## start RECORDED DATA

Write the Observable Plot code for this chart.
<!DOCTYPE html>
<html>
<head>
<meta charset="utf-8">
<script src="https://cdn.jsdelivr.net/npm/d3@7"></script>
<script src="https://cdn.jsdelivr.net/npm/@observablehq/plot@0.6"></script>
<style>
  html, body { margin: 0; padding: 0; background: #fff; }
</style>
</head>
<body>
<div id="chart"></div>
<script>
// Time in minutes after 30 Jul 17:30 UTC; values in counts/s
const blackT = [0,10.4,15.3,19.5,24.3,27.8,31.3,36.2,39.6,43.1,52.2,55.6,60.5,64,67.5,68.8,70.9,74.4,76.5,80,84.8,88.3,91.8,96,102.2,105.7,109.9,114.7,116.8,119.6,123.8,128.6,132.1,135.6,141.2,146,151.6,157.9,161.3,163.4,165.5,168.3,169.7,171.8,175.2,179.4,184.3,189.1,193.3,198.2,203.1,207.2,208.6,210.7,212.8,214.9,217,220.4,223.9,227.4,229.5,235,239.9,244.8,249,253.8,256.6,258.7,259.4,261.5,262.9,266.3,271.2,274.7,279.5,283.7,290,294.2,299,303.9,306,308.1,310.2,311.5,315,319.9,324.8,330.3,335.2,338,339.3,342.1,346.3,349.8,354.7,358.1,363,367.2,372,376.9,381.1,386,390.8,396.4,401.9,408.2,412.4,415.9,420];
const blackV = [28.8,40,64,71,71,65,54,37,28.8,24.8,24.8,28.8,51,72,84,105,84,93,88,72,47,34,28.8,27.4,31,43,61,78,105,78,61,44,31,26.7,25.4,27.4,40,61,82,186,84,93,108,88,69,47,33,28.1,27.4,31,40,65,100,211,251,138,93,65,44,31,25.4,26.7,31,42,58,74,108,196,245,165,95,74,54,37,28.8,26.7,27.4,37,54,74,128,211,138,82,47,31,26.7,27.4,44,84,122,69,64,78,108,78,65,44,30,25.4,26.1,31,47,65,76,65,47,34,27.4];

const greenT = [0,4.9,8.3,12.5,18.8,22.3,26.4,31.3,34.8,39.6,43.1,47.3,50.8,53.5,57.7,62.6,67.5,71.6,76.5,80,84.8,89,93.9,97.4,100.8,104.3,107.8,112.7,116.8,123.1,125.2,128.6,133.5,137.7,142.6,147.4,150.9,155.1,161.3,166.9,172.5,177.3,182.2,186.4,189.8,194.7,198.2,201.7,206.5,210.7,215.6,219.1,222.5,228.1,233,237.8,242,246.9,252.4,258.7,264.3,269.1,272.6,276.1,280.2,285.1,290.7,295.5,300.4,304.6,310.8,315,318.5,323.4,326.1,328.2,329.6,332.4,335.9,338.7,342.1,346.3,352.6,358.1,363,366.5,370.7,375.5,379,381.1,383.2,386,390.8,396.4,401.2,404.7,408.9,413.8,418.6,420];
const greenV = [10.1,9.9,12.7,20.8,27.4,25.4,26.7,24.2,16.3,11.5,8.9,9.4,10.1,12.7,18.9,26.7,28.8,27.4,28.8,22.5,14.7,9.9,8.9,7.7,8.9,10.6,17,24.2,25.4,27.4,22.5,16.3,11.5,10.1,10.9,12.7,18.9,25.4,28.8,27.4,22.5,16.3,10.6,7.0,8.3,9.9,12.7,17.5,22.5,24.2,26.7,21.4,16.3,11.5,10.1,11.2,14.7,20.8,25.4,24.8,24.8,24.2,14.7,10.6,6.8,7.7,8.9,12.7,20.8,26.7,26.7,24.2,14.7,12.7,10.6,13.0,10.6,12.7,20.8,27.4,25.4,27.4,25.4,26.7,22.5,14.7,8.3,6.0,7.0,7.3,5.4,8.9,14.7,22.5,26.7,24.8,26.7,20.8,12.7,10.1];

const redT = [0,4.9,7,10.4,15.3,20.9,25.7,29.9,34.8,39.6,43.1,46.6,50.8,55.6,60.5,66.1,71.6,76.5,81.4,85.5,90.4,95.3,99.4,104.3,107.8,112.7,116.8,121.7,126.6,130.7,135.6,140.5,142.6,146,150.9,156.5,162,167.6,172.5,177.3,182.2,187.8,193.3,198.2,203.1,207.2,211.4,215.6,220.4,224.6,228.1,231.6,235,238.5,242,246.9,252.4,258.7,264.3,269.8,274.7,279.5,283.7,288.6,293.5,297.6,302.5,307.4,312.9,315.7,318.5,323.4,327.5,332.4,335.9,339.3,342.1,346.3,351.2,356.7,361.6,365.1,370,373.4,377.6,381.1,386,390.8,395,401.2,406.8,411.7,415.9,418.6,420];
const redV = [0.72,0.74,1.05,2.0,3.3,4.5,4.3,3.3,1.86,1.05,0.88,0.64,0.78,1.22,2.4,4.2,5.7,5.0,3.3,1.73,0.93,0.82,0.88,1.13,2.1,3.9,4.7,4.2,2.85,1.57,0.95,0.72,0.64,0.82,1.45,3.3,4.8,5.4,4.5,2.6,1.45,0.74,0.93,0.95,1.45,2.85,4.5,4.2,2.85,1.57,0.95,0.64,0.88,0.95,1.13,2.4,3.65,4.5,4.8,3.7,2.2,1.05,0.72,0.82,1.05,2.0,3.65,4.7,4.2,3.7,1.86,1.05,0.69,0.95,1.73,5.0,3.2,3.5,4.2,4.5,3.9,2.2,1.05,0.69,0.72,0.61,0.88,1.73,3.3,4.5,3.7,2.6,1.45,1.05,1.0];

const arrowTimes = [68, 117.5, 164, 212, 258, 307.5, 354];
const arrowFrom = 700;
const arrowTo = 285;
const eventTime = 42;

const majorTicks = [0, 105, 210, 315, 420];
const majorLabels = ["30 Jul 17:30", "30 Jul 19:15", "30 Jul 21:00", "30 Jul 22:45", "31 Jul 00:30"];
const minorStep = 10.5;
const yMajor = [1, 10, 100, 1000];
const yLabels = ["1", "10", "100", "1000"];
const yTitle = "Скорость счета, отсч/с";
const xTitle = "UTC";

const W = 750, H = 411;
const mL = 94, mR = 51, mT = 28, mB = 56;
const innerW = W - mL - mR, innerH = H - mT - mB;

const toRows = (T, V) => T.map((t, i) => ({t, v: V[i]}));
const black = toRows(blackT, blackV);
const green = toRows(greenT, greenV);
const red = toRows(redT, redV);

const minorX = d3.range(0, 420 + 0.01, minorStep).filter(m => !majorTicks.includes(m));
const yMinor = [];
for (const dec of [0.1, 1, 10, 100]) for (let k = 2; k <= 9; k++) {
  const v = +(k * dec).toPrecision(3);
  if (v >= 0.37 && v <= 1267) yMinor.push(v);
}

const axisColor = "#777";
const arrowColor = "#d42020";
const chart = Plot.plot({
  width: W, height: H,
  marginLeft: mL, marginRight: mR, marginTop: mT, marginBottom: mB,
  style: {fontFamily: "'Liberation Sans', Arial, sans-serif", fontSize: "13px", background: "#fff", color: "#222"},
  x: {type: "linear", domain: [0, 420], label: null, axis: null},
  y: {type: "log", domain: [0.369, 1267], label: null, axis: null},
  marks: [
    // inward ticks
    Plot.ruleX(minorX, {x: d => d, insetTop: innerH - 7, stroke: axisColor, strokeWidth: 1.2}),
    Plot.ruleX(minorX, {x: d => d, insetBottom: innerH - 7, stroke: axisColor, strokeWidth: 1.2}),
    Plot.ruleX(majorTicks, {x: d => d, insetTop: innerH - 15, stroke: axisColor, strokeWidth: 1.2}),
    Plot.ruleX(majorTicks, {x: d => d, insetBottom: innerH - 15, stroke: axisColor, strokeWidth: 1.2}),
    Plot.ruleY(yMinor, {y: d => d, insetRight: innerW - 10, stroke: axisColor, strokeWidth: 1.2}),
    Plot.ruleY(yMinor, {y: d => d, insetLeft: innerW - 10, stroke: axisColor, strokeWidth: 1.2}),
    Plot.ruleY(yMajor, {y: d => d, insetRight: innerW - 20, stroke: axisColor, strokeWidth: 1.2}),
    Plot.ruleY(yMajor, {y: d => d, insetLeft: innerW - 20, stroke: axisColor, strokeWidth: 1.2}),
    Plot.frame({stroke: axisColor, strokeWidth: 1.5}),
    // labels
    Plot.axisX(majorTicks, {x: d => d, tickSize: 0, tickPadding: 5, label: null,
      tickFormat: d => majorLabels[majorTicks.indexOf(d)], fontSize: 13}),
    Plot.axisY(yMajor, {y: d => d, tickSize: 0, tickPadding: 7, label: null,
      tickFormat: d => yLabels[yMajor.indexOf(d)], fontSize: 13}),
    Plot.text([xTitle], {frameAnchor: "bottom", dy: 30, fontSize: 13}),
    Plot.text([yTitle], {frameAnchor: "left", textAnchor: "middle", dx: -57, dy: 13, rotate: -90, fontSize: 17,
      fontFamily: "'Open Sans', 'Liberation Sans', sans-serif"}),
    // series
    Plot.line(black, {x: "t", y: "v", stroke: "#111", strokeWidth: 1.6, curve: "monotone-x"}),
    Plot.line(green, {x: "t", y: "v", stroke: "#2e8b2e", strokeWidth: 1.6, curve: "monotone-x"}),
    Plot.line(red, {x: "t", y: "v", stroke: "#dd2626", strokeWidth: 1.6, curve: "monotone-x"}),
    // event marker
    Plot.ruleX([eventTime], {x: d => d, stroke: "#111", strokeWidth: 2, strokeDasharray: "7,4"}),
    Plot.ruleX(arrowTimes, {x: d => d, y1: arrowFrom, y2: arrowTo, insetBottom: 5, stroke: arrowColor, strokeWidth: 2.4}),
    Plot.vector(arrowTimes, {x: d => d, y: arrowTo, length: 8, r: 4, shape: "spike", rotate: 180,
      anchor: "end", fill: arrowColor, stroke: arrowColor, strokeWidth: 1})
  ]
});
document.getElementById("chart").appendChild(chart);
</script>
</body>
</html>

## end RECORDED DATA

AIM →
Only a number is wanted: how many lines contain the word "chart"?

TASK SOLUTION →
4